Reproduce exactly only the lines from the line that holds "Emit a Python" to the line that holds "from bokeh.resources import INLINE", inclusive, in the listing below, and please leave out every picture.

** Begin ROWS **

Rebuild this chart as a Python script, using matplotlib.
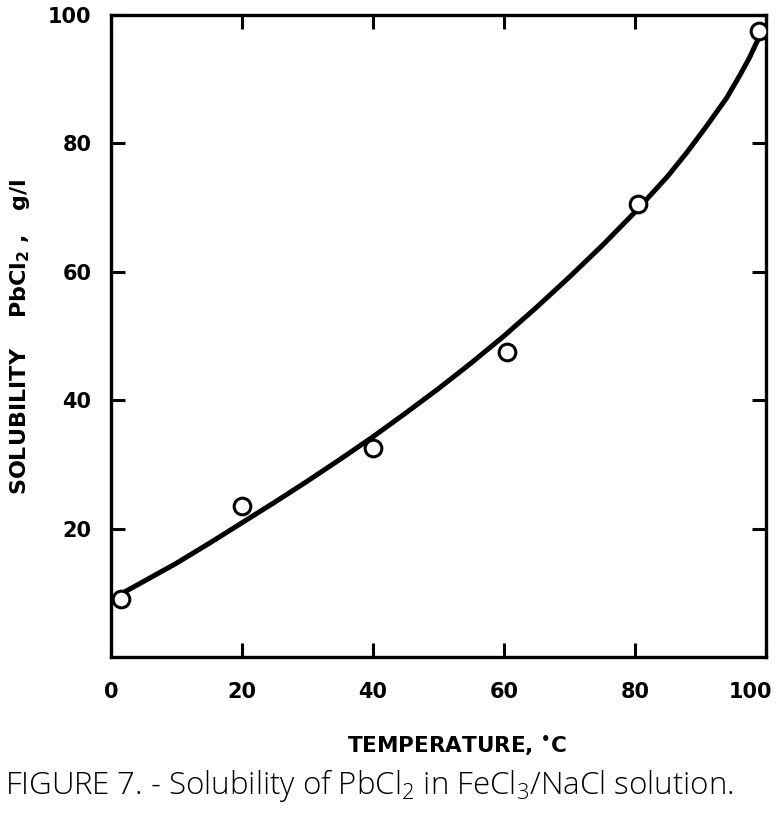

** End ROWS **
** Begin ROWS **

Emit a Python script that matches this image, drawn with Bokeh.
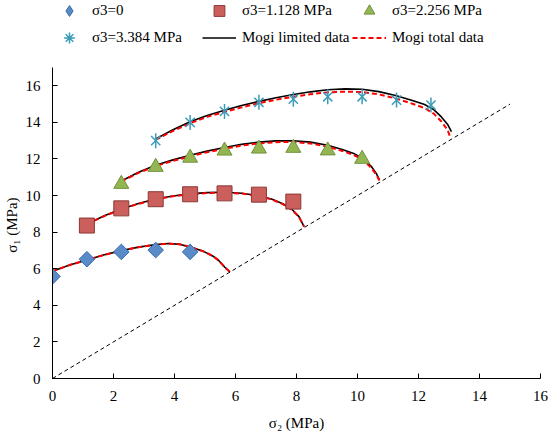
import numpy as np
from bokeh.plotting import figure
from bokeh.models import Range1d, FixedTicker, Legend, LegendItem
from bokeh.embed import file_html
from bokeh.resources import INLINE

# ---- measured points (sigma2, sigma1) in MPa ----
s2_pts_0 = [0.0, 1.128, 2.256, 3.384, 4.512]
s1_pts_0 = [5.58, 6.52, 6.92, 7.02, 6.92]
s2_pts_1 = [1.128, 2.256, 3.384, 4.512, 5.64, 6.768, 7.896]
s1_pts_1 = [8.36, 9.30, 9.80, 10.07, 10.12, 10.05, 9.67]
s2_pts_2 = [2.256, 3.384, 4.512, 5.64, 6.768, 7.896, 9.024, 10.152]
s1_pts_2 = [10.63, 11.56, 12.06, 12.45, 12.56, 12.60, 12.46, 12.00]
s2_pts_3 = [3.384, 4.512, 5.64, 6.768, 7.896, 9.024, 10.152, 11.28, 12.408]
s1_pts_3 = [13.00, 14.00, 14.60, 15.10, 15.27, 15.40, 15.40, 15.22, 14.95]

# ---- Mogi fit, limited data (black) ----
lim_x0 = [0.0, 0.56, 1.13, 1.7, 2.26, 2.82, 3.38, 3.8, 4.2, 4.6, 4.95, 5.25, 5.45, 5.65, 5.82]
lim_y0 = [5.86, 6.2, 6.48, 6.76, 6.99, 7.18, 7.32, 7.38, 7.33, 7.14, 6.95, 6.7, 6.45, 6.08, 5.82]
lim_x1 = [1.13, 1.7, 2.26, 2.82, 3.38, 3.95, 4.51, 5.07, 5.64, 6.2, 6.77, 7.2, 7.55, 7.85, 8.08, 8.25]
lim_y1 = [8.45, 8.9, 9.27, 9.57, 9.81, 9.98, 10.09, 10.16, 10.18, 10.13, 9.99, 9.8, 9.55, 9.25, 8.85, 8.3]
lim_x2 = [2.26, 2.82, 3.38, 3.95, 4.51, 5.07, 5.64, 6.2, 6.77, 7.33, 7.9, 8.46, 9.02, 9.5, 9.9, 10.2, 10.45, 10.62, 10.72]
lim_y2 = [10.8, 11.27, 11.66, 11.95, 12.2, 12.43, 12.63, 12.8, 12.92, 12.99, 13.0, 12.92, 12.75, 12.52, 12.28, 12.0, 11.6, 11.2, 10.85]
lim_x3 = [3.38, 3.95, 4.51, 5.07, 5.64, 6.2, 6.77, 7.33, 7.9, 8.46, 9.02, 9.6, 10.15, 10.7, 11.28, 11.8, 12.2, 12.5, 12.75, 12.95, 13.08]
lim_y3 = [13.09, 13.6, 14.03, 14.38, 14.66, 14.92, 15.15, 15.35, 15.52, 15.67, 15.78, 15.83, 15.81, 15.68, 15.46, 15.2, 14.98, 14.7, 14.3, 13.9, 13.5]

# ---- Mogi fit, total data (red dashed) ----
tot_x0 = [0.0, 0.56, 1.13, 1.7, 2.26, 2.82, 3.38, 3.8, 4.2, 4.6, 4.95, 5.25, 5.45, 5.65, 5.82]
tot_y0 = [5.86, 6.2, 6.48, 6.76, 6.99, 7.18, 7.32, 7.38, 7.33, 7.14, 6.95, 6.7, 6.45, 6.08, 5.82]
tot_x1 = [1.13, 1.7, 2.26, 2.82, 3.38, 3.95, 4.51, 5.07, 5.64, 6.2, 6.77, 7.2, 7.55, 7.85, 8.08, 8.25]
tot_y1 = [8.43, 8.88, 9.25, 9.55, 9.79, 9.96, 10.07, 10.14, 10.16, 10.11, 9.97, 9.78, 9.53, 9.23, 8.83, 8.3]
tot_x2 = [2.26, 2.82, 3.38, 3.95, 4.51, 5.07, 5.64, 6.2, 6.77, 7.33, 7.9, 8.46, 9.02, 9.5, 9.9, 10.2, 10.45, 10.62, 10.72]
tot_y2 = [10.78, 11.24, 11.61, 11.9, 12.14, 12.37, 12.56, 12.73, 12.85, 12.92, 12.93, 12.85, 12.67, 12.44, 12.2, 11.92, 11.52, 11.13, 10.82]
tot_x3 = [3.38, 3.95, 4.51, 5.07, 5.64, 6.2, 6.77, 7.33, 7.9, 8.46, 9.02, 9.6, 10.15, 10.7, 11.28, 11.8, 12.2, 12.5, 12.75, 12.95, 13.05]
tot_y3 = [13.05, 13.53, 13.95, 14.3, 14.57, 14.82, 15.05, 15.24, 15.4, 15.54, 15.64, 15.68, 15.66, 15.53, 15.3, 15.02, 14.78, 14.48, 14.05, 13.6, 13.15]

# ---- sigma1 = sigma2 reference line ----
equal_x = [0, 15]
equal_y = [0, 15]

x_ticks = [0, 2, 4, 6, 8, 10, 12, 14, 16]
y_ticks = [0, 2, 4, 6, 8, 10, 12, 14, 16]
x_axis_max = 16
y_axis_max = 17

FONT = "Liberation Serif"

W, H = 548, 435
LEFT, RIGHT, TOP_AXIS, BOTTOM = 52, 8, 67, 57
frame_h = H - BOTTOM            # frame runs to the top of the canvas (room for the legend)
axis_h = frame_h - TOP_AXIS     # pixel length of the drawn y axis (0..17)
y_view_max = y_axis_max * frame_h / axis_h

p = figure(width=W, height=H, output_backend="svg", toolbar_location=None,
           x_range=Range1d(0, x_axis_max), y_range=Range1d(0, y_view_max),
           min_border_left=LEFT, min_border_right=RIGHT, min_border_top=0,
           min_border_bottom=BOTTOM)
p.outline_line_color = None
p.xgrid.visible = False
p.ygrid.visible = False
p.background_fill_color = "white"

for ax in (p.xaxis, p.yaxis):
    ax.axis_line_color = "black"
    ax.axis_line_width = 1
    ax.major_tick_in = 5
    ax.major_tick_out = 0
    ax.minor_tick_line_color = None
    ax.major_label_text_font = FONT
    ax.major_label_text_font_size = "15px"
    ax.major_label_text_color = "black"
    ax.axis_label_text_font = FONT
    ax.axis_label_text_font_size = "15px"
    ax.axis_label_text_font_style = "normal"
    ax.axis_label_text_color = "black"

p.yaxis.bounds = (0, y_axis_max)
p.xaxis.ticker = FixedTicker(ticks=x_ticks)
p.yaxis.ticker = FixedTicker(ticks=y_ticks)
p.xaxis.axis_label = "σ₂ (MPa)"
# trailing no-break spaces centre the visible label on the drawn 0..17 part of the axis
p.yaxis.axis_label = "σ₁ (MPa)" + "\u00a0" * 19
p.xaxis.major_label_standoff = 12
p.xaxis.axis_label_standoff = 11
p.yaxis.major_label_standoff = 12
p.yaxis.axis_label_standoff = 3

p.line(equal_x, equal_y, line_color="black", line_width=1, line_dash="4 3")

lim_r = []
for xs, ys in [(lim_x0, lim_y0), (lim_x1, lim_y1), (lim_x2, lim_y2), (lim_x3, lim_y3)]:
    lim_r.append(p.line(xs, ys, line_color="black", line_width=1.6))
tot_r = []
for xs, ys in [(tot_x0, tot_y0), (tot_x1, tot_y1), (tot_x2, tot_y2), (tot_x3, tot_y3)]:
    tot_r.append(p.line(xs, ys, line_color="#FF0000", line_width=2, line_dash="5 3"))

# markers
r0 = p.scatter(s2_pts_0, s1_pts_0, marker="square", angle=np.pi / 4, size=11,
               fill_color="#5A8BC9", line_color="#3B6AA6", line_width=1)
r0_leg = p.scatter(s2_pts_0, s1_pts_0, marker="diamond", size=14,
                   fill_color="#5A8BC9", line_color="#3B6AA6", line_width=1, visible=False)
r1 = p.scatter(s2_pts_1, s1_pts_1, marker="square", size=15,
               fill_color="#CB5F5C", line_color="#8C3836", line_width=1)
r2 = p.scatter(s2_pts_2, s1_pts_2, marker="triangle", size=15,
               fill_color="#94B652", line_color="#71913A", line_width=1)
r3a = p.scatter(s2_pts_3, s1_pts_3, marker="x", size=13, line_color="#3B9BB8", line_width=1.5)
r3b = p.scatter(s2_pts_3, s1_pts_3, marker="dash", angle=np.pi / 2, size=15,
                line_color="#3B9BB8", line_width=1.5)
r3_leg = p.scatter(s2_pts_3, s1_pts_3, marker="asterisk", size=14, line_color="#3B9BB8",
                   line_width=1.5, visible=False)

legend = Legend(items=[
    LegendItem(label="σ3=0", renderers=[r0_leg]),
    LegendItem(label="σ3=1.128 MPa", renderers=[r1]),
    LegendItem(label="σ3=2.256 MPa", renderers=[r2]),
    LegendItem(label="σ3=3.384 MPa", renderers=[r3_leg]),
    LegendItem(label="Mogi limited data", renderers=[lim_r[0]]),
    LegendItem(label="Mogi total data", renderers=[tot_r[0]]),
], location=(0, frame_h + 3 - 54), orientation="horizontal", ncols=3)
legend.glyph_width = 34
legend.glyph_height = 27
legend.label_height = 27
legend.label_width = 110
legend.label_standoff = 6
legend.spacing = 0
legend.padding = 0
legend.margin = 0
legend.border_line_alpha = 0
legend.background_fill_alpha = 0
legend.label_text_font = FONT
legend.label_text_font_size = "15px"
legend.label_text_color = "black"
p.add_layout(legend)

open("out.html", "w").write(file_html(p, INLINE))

** End ROWS **

OUTPUT OF THE TASK:
Emit a Python script that matches this image, drawn with Bokeh.
import numpy as np
from bokeh.plotting import figure
from bokeh.models import Range1d, FixedTicker, Legend, LegendItem
from bokeh.embed import file_html
from bokeh.resources import INLINE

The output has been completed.